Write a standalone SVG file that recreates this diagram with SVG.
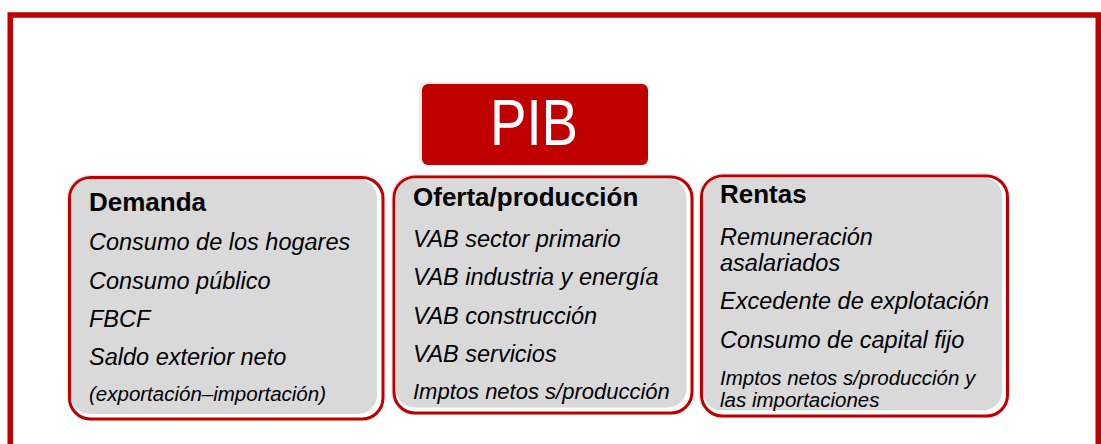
<svg xmlns="http://www.w3.org/2000/svg" width="1101" height="444" viewBox="0 0 1101 444">
<style>
.frame{fill:none;stroke:#c00000;stroke-width:5.5}
.box{fill:#ffffff;stroke:#c00000;stroke-width:3}
.fill{fill:#d9d9d9}
.shadow{fill:none;stroke:#e4e4e4;stroke-width:1.5}
.t{font-family:"Liberation Sans",Arial,sans-serif;font-size:26px;font-weight:bold;fill:#000}
.i{font-family:"Liberation Sans",Arial,sans-serif;font-size:23.5px;font-style:italic;fill:#000}
.s{font-family:"Liberation Sans",Arial,sans-serif;font-size:20.5px;font-style:italic;fill:#000}
.pib{font-family:"Liberation Sans",Arial,sans-serif;font-size:64px;fill:#ffffff}
</style>
<rect width="1101" height="444" fill="#ffffff"/>
<rect class="frame" x="10.25" y="15" width="1088" height="500"/>
<g id="pib">
<rect x="419" y="82" width="228" height="82" rx="6" fill="#ececec"/>
<rect x="422" y="84" width="226" height="81" rx="6" fill="#c00000"/>
<text class="pib" x="490" y="145" textLength="88" lengthAdjust="spacingAndGlyphs">PIB</text>
</g>
<g id="demanda">
<rect class="shadow" x="67.5" y="175.5" width="316" height="244" rx="22"/>
<rect class="box" x="69.5" y="177.5" width="313.5" height="241.5" rx="21"/>
<rect class="fill" x="71" y="179" width="306" height="235" rx="19"/>
<text class="t" x="89" y="211">Demanda</text>
<text class="i" x="89" y="250">Consumo de los hogares</text>
<text class="i" x="89" y="289">Consumo público</text>
<text class="i" x="89" y="327">FBCF</text>
<text class="i" x="89" y="365">Saldo exterior neto</text>
<text class="s" x="89" y="401" font-size="20px">(exportación–importación)</text>
</g>
<g id="oferta">
<rect class="shadow" x="392" y="175" width="301" height="239" rx="22"/>
<rect class="box" x="394" y="177" width="298" height="236" rx="21"/>
<rect class="fill" x="395.5" y="178.5" width="291" height="229" rx="19"/>
<text class="t" x="413" y="206">Oferta/producción</text>
<text class="i" x="413" y="247">VAB sector primario</text>
<text class="i" x="413" y="285">VAB industria y energía</text>
<text class="i" x="413" y="324">VAB construcción</text>
<text class="i" x="413" y="362">VAB servicios</text>
<text class="i" x="413" y="399" style="font-size:22px">Imptos netos s/producción</text>
</g>
<g id="rentas">
<rect class="shadow" x="699.5" y="174" width="309" height="243" rx="22"/>
<rect class="box" x="701.5" y="176" width="306" height="240" rx="21"/>
<rect class="fill" x="703" y="177.5" width="299" height="233" rx="19"/>
<text class="t" x="720" y="203">Rentas</text>
<text class="i" x="720" y="245">Remuneración</text>
<text class="i" x="720" y="271">asalariados</text>
<text class="i" x="720" y="309">Excedente de explotación</text>
<text class="i" x="720" y="348">Consumo de capital fijo</text>
<text class="s" x="720" y="385">Imptos netos s/producción y</text>
<text class="s" x="720" y="407">las importaciones</text>
</g>
<g id="connectors"></g>
</svg>
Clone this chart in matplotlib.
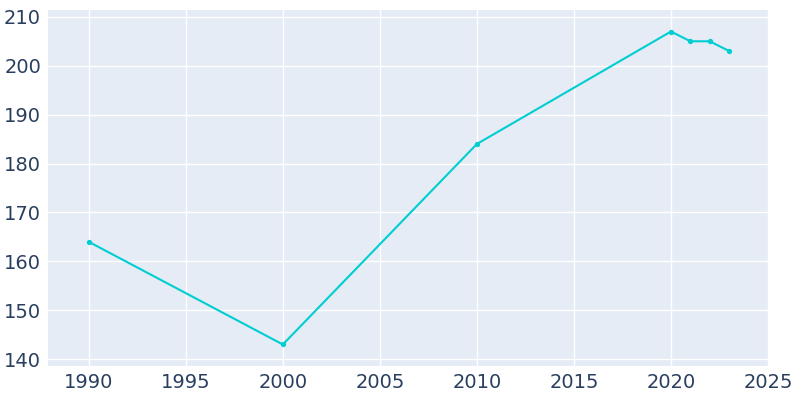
※
Given task =
In your copy, leave out the pictures and reproduce the material above exactly.

Task result =
Write a standalone SVG file that recreates this diagram with SVG.
<svg xmlns="http://www.w3.org/2000/svg" width="1101" height="444" viewBox="0 0 1101 444">
<style>
.frame{fill:none;stroke:#c00000;stroke-width:5.5}
.box{fill:#ffffff;stroke:#c00000;stroke-width:3}
.fill{fill:#d9d9d9}
.shadow{fill:none;stroke:#e4e4e4;stroke-width:1.5}
.t{font-family:"Liberation Sans",Arial,sans-serif;font-size:26px;font-weight:bold;fill:#000}
.i{font-family:"Liberation Sans",Arial,sans-serif;font-size:23.5px;font-style:italic;fill:#000}
.s{font-family:"Liberation Sans",Arial,sans-serif;font-size:20.5px;font-style:italic;fill:#000}
.pib{font-family:"Liberation Sans",Arial,sans-serif;font-size:64px;fill:#ffffff}
</style>
<rect width="1101" height="444" fill="#ffffff"/>
<rect class="frame" x="10.25" y="15" width="1088" height="500"/>
<g id="pib">
<rect x="419" y="82" width="228" height="82" rx="6" fill="#ececec"/>
<rect x="422" y="84" width="226" height="81" rx="6" fill="#c00000"/>
<text class="pib" x="490" y="145" textLength="88" lengthAdjust="spacingAndGlyphs">PIB</text>
</g>
<g id="demanda">
<rect class="shadow" x="67.5" y="175.5" width="316" height="244" rx="22"/>
<rect class="box" x="69.5" y="177.5" width="313.5" height="241.5" rx="21"/>
<rect class="fill" x="71" y="179" width="306" height="235" rx="19"/>
<text class="t" x="89" y="211">Demanda</text>
<text class="i" x="89" y="250">Consumo de los hogares</text>
<text class="i" x="89" y="289">Consumo público</text>
<text class="i" x="89" y="327">FBCF</text>
<text class="i" x="89" y="365">Saldo exterior neto</text>
<text class="s" x="89" y="401" font-size="20px">(exportación–importación)</text>
</g>
<g id="oferta">
<rect class="shadow" x="392" y="175" width="301" height="239" rx="22"/>
<rect class="box" x="394" y="177" width="298" height="236" rx="21"/>
<rect class="fill" x="395.5" y="178.5" width="291" height="229" rx="19"/>
<text class="t" x="413" y="206">Oferta/producción</text>
<text class="i" x="413" y="247">VAB sector primario</text>
<text class="i" x="413" y="285">VAB industria y energía</text>
<text class="i" x="413" y="324">VAB construcción</text>
<text class="i" x="413" y="362">VAB servicios</text>
<text class="i" x="413" y="399" style="font-size:22px">Imptos netos s/producción</text>
</g>
<g id="rentas">
<rect class="shadow" x="699.5" y="174" width="309" height="243" rx="22"/>
<rect class="box" x="701.5" y="176" width="306" height="240" rx="21"/>
<rect class="fill" x="703" y="177.5" width="299" height="233" rx="19"/>
<text class="t" x="720" y="203">Rentas</text>
<text class="i" x="720" y="245">Remuneración</text>
<text class="i" x="720" y="271">asalariados</text>
<text class="i" x="720" y="309">Excedente de explotación</text>
<text class="i" x="720" y="348">Consumo de capital fijo</text>
<text class="s" x="720" y="385">Imptos netos s/producción y</text>
<text class="s" x="720" y="407">las importaciones</text>
</g>
<g id="connectors"></g>
</svg>
Clone this chart in matplotlib.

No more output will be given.